The PTSD therapy that I attended for over a year was focused on attempting to see the dog attack as merely one moment in life instead of THE moment in life. In order to accomplish this, my therapist and I relived the dog attack experience as a moment in my life’s timeline over, and over, and over. Week after week. After week. After week. The first session left me so weak I almost fell down in the bathroom. It was the most exhausting workout I had ever undertaken, and all I had done was sit on the couch, listening to my (amazing) therapist read the dog attack experience back to me time and time again. Therapy was, in some ways, more difficult than the attack itself. Rather than just lie there and scream for help, I had to confront my pain head on. But I did. And my wife helped me. And my kids helped me. And my family helped me. And my friends helped me. And Morningside College was supportive of my healing and didn’t bat an eye at the amount of time I needed to take to be in therapy.
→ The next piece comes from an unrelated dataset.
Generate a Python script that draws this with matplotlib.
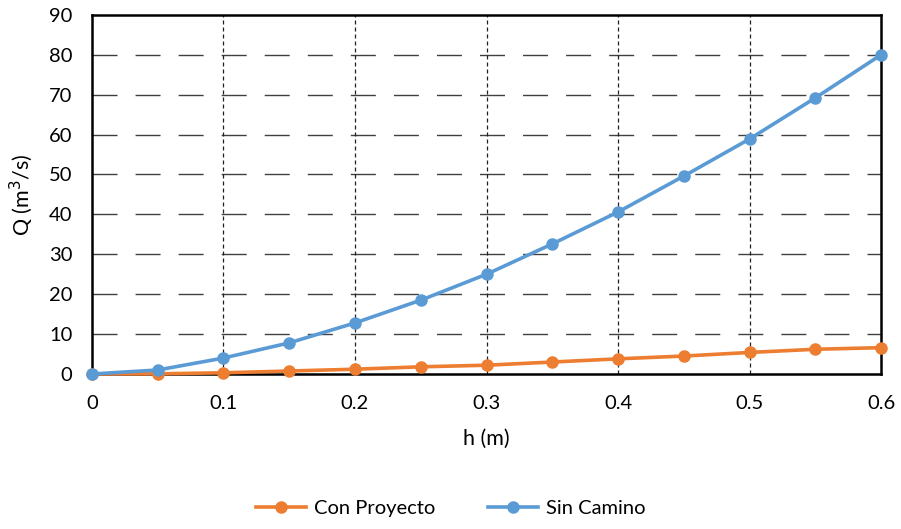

And slowly, my life came back together.
Two years after the attack, my boys wanted a pet. They knew my feelings toward dogs, so they tried to come up with creative solutions. A Russian tortoise! Those live 80 years. And they smell. Fish? But they wanted to play with the pet. A cat? Only if you never want Grandpa or Uncle Justin or Aunt Carla to visit you ever again. An Iguana? Mom really doesn’t want to have cartons of live crickets in the house to feed to it. A dog?
I wasn’t quite ready. I had started reintegrating my friends’ dogs back into my life. But in my own house?
Eventually, after talking it over with Rebekah, we surprised the kids with a trip to the pound. The dog we had gone to adopt had been adopted 10 minutes before we got there, and our youngest melted into a puddle of tears. I was disappointed, too. I would have been comfortable with that dog. And then the woman behind the counter, in an effort to console my youngest, told us that there was a really sweet, small dog named Rocky that was waiting for a forever home. He was a bit broken, a bit abandoned by the world, but he was a dog with a good soul. He was a kindred spirit. And he helped finally heal me, not fully, but to a point where I feel like myself again.
David Elder is an associate professor of Writing and Rhetoric at Morningside College in Sioux City, Iowa. He earned his PhD in English and Composition from Texas Christian University. He is married to a wonderful woman and is the proud father of two amazing boys. Rocky chose him as much as he chose Rocky.